Basically, I’m concerned that most nontrivial things a person wants will take multiple actions, so in most of the steps the AI will be motivated mainly by the reward given in the current step for reward-shaping reasons (as long as it doesn’t gain too much power). And doing the action that gives the most immediate reward for reward shaping-reasons sounds pretty much like doing whatever action the human would think is best in that situation. Which is probably what the human (and mimic) would do.
I explain my thoughts on this in The Catastrophic Convergence Conjecture. Not sure if you’ve read that, or if you think it’s false, or you have another position entirely.
I agree that intelligent agents have a tendency to seek power and that that is a large cause of what makes them dangerous. Agents could potentially cause catastrophes in other ways, but I’m not sure if any are realistic.
As an example, suppose an agent creates powerful self-replicating nanotechnology that makes a pile of paperclips, the agent’s goal. However, since they are self-replicating the agent didn’t want to spend the time engineering a way to stop replication, the nanobots eat the world.
But catastrophes like this would probably also be dealt with by AUP-preservation, though. At least, if you use the multi-equation impact measure. (If the impact equation only concerns the agent’s ability to achieve its own goal, maybe it would let the world be consume after putting up a nanotech-proof barrier around all of its paperclip manufacturing resources. But again, I don’t know if that’s realistic.)
I’m also concerned agents would create large, catastrophic changes to the world in ways that don’t increase their power.
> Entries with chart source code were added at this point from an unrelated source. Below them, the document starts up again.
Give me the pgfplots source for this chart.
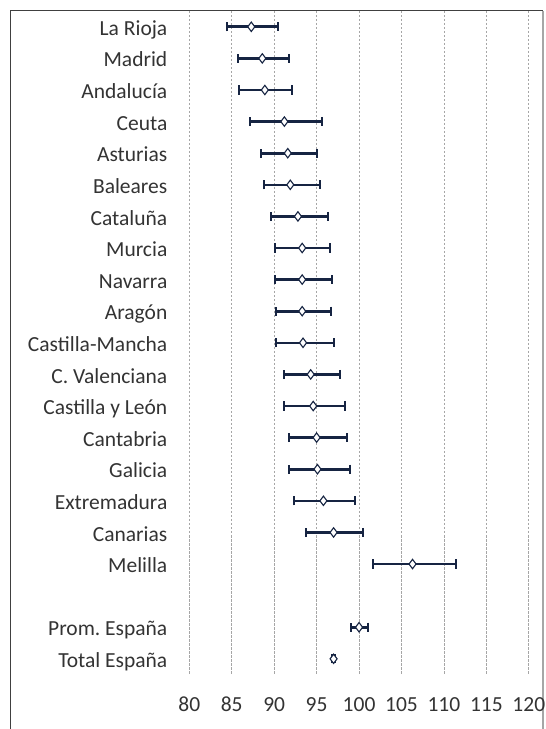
\documentclass[border=0pt]{standalone}
\usepackage{pgfplots}
\pgfplotsset{compat=1.18}
\usepackage{pgfplotstable}
\usepackage{fontspec}
\setmainfont{Carlito}
\frenchspacing
\definecolor{navy}{RGB}{22,36,66}
\pgfplotstableread{
y x em ep
0 87.3 2.9 3.2
1 88.6 2.9 3.1
2 88.9 3.1 3.2
3 91.2 4.0 4.4
4 91.6 3.2 3.5
5 91.9 3.1 3.5
6 92.8 3.2 3.5
7 93.3 3.2 3.3
8 93.3 3.2 3.5
9 93.3 3.1 3.4
10 93.4 3.2 3.6
11 94.3 3.2 3.4
12 94.6 3.4 3.8
13 95.0 3.2 3.6
14 95.1 3.3 3.8
15 95.8 3.5 3.7
16 97.0 3.3 3.5
17 106.3 4.7 5.1
19 100.0 1.0 1.0
20 97.0 0.2 0.2
}\datatable
\begin{document}
\begin{tikzpicture}[x=1bp,y=1bp]
\useasboundingbox (0,0) rectangle (546,729);
\draw[black!75, line width=1bp] (10.8,-5) -- (10.8,718) -- (543,718);
\draw[gray!70, line width=1.3bp] (543,718) -- (543,-5);
\begin{axis}[
  at={(189.3bp,55bp)}, anchor=south west,
  scale only axis, width=339.5bp, height=663bp,
  xmin=80, xmax=120, ymin=-0.5, ymax=20.48, y dir=reverse,
  xtick={80,85,...,120},
  ytick={0,1,2,3,4,5,6,7,8,9,10,11,12,13,14,15,16,17,19,20},
  yticklabels={La Rioja,Madrid,Andalucía,Ceuta,Asturias,Baleares,Cataluña,Murcia,Navarra,Aragón,Castilla-Mancha,C. Valenciana,Castilla y León,Cantabria,Galicia,Extremadura,Canarias,Melilla,Prom. España,Total España},
  axis line style={draw=none},
  major tick length=0pt,
  xmajorgrids,
  major grid style={gray!70, line width=0.7bp, dash pattern=on 2.5bp off 1.5bp},
  tick label style={font=\fontsize{21.5bp}{24bp}\selectfont, text=black!80},
  /pgf/number format/assume math mode=true,
  xticklabel style={anchor=base, inner sep=0pt, yshift=-37bp},
  yticklabel style={anchor=base east, inner sep=0pt, xshift=-21.8bp, yshift=-8.6bp},
  clip=false,
]
\addplot[draw=none, mark=none,
  error bars/.cd, x dir=both, x explicit,
  error bar style={draw=navy, line width=2.6bp},
  error mark options={draw=navy, line width=2bp, mark size=4.6bp, rotate=90}]
  table[x=x, y=y, x error plus=ep, x error minus=em] {\datatable};
\addplot[only marks, mark=diamond*, mark size=4.7bp,
  mark options={fill=white, draw=navy, line width=1.1bp}]
  table[x=x, y=y] {\datatable};
\end{axis}
\end{tikzpicture}
\end{document}
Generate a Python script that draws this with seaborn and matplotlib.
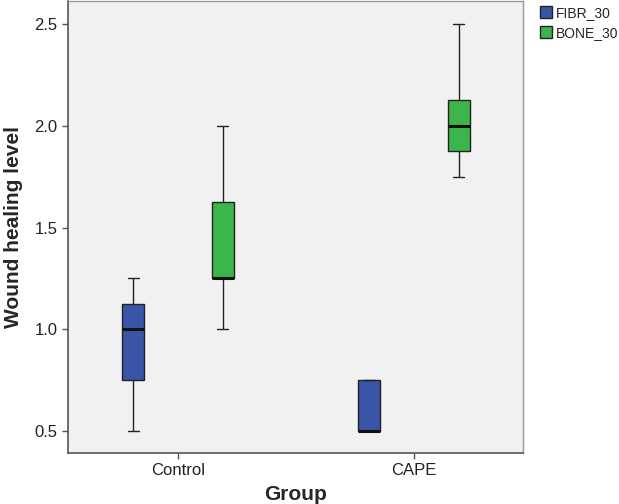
import pandas as pd
import seaborn as sns
import matplotlib
import matplotlib.pyplot as plt
from matplotlib.patches import Patch

matplotlib.use('Agg')
sns.set_style("white")
plt.rcParams['font.family'] = ['Liberation Sans', 'DejaVu Sans']

groups = ["Control", "CAPE"]
series = ["FIBR_30", "BONE_30"]
colors = ["#3a55a8", "#3cb64a"]

# raw scores per group / series (chosen to reproduce the box statistics)
control_fibr = [0.5, 0.5, 1.0, 1.0, 1.0, 1.25, 1.25]
control_bone = [1.0, 1.25, 1.25, 1.25, 1.5, 1.75, 2.0]
cape_fibr = [0.5, 0.5, 0.5, 0.5, 0.75, 0.75, 0.75]
cape_bone = [1.75, 1.75, 2.0, 2.0, 2.0, 2.25, 2.5]

rows = []
for grp, ser, vals in [("Control", "FIBR_30", control_fibr),
                       ("Control", "BONE_30", control_bone),
                       ("CAPE", "FIBR_30", cape_fibr),
                       ("CAPE", "BONE_30", cape_bone)]:
    for v in vals:
        rows.append({"Group": grp, "Series": ser, "Value": v})
df = pd.DataFrame(rows)

fig = plt.figure(figsize=(6.19, 5.04), dpi=100)
ax = fig.add_axes([68 / 619, 51 / 504, 455 / 619, 452 / 504])
ax.set_facecolor("#f1f1f1")

sns.boxplot(data=df, x="Group", y="Value", hue="Series", order=groups,
            hue_order=series, palette=colors, saturation=1, width=0.76, gap=0.75,
            linewidth=1.0, linecolor="#222222", whis=1.5,
            medianprops={"color": "#111111", "linewidth": 2.2},
            legend=False, ax=ax)

ax.set_xlim(-0.466, 1.462)
ax.set_ylim(0.392, 2.613)
ax.set_yticks([0.5, 1.0, 1.5, 2.0, 2.5])
ax.set_yticklabels(["0.5", "1.0", "1.5", "2.0", "2.5"])
ax.tick_params(axis="both", direction="out", length=4, width=1, color="#555555",
               labelsize=12, labelcolor="#222222")
ax.tick_params(left=True, bottom=True)
ax.set_xlabel("Group", fontsize=15, fontweight="bold", labelpad=5)
ax.set_ylabel("Wound healing level", fontsize=15, fontweight="bold", labelpad=8)

for side in ["left", "bottom"]:
    ax.spines[side].set_color("#555555")
    ax.spines[side].set_linewidth(1.2)
for side in ["top", "right"]:
    ax.spines[side].set_color("#999999")
    ax.spines[side].set_linewidth(1.0)

handles = [Patch(facecolor=c, edgecolor="#222222", label=s) for c, s in zip(colors, series)]
fig.legend(handles=handles, loc="upper left", bbox_to_anchor=(537 / 619, 0.994),
           frameon=False, fontsize=10, handlelength=0.9, handleheight=0.9,
           handletextpad=0.25, labelspacing=0.45, borderpad=0.2, borderaxespad=0)

plt.savefig("out.png", dpi=100)
plt.close()
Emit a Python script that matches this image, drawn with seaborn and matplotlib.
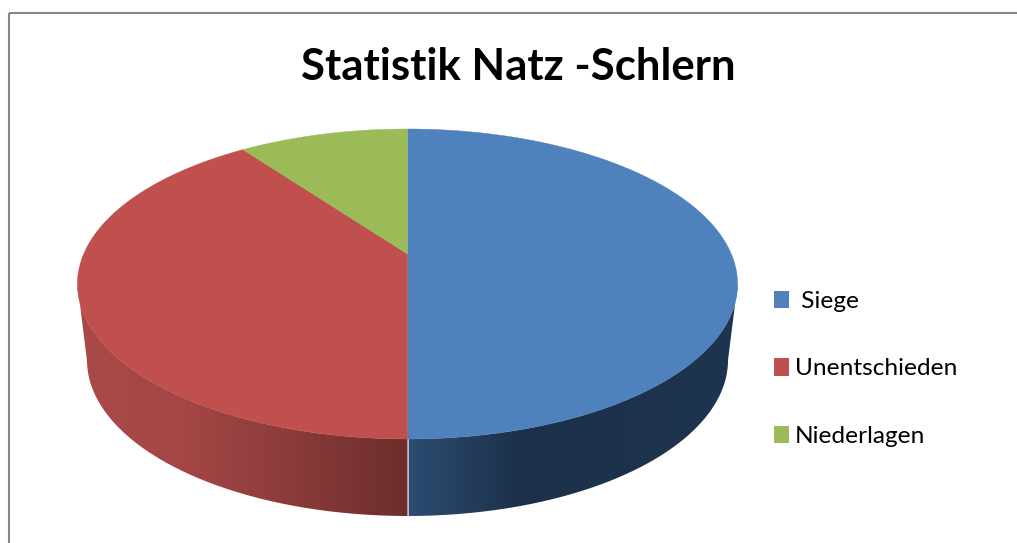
import numpy as np
import matplotlib
matplotlib.use("Agg")
import matplotlib.pyplot as plt
from matplotlib.colors import LinearSegmentedColormap
from matplotlib.patches import Patch, PathPatch, Rectangle
from matplotlib.path import Path
import seaborn as sns

# Data
title = "Statistik Natz -Schlern"
categories = ["Siege", "Unentschieden", "Niederlagen"]
legend_labels = [" Siege", "Unentschieden", "Niederlagen"]
values = [50, 40, 10]
colors = ["#4F81BD", "#C0504D", "#9BBB59"]

sns.set_theme(style="white")
plt.rcParams["font.family"] = ["Lato", "DejaVu Sans"]
palette = sns.color_palette(colors)

W, H = 1017, 543
fig = plt.figure(figsize=(W / 100, H / 100), dpi=100, facecolor="white")
ax = fig.add_axes([0, 0, 1, 1])
ax.set_xlim(0, W)
ax.set_ylim(H, 0)
ax.axis("off")

# Perspective projection of the unit circle
CX, CY = 407.5, 254.0
K, A, C = 0.1935, 149.2, 323.8


def project(theta):
    """theta measured clockwise from 12 o'clock, radians."""
    x, y = np.sin(theta), np.cos(theta)
    d = 1 + K * y
    return CX + C * x / d, CY - A * y / d


def bottom_project(theta):
    x, y = project(theta)
    ex, ey = 407.5, 284.0
    return ex + (x - ex) * (320.5 / 330.0), 360.0 + (y - ey) * (156.0 / 155.0)


# Side wall, split where the first slice ends (front of the pie)
split = np.pi * 2 * values[0] / sum(values)
widest = np.arccos(-K)
th_r = np.linspace(widest, split, 300)
th_l = np.linspace(split, 2 * np.pi - widest, 300)
tx_r, ty_r = project(th_r)
bx_r, by_r = bottom_project(th_r)
tx_l, ty_l = project(th_l)
bx_l, by_l = bottom_project(th_l)


def gradient_side(xs, ys, stops, x0, x1):
    cmap = LinearSegmentedColormap.from_list("side", stops)
    grad = np.linspace(0, 1, 256).reshape(1, -1)
    im = ax.imshow(grad, cmap=cmap, extent=[x0, x1, 520, 250], aspect="auto", zorder=1)
    patch = PathPatch(Path(np.column_stack([xs, ys])), transform=ax.transData,
                      facecolor="none", edgecolor="none")
    ax.add_patch(patch)
    im.set_clip_path(patch)


gradient_side(np.r_[tx_r, bx_r[::-1]], np.r_[ty_r, by_r[::-1]],
              ["#2D4C72", "#1C3149", "#1D334D", "#1E354F"], 407.5, 740)
gradient_side(np.r_[tx_l, bx_l[::-1]], np.r_[ty_l, by_l[::-1]],
              ["#6C2D2B", "#893B39", "#A34645", "#A94A48"], 407.5, 75)

ax.set_xlim(0, W)
ax.set_ylim(H, 0)

# Top surface, wedges from the values
fractions = np.array(values, dtype=float) / sum(values)
edges = np.r_[0, np.cumsum(fractions)] * 2 * np.pi
for start, end, col in zip(edges[:-1], edges[1:], palette):
    th = np.linspace(start, end, 400)
    xs, ys = project(th)
    ax.fill(np.r_[CX, xs], np.r_[CY, ys], color=col, lw=0.3, zorder=2)

# Light seam on the front of the wall
sx0, sy0 = project(split)
sx1, sy1 = bottom_project(split)
ax.plot([sx0, sx1], [sy0, sy1], color="#C4C4C4", lw=0.7, zorder=3)

# Title
ax.text(518.5, 67.5, title, fontsize=31.5, fontweight="bold", color="black",
        ha="center", va="center", zorder=4)

# Legend
handles = [Patch(facecolor=c, edgecolor="none") for c in palette]
ax.legend(handles, legend_labels, loc="upper left", bbox_to_anchor=(774 / W, 1 - 290.5 / H),
          bbox_transform=fig.transFigure, frameon=False, fontsize=17.6,
          handlelength=0.61, handleheight=0.72, handletextpad=0.25,
          labelspacing=1.9, borderpad=0, borderaxespad=0, labelcolor="black")

# Chart frame
ax.add_patch(Rectangle((8.8, 12.5), 1100, 600, facecolor="none", edgecolor="#868686",
                       lw=1.5, zorder=5, clip_on=True))

fig.savefig("out.png", dpi=100, facecolor="white")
For example, an agent who wants to make paperclips might try to create nanotech that assembles the entire world into paperclips. It’s not clear to me that this would increase the agent’s power much. The agent wouldn’t necessarily have any control of the bots, so it would limit the agent to doing with for just its one utility function. And if the agent is intelligent enough to easily discover how to create such technology, actually creating them doesn’t sound like it would give it more power than it already had.
If the material for the bots is scarce then making them prevents the AI from making other things, then they might provide a net decrease to the agent’s power. And once the world is paperclips, the agent would be limited to just having paperclips available, which could make it pretty weak.
I don’t know if you consider the described scenario as seeking power. At least, I don’t think it would count as an increase in the agent’s impact equation.